Souvent même le suspense est au contraire renforcé lorsque le héros est dans une position difficile comme dans Le jour se lève, où il est encerclé par la police ou Assurance sur la mort, où on ignore la gravité de la blessure.

L'utilisation maximale du flash-back pour intensifier le suspense est obtenu avec le flash-back complétif partiel où une vérité cachée se révèle progressivement comme dans Marnie, La maison du docteur Edwardes, Pour une poignée de dollars Spider ou avec le flash-back répétitif partiel de Il était une fois dans l'Ouest.

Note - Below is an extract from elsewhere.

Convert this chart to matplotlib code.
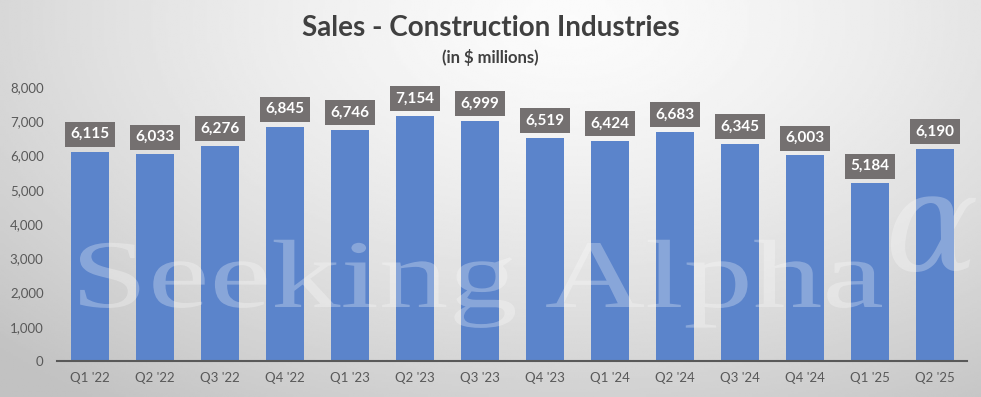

Lorsque le flash-back complétif partiel est pris en charge par différents personnages comme dans Les tueurs, (1946), Eve (1950), La comtesse aux pieds nus (1954) pour montrer les différences d'appréciation sur une même réalité, c'est la difficulté à appréhender celle-ci dans sa totalité qui est valorisée. Il en est de même avec Rashomon (1951) qui se distingue en étant constitué de trois flashes-back complétifs complets ce qui prouve, par là-même, la difficulté de saisir la réalité avec certitude.

A noter les flashes-back mensongers de Le grand alibi et plus récemment de Il faut sauver le soldat Ryan où le flash-back, initialisé dans la première séquence du cimetière, semble être pris en charge par le personnage principal du flash-back, le capitaine, et non par Ryan qui lui survit.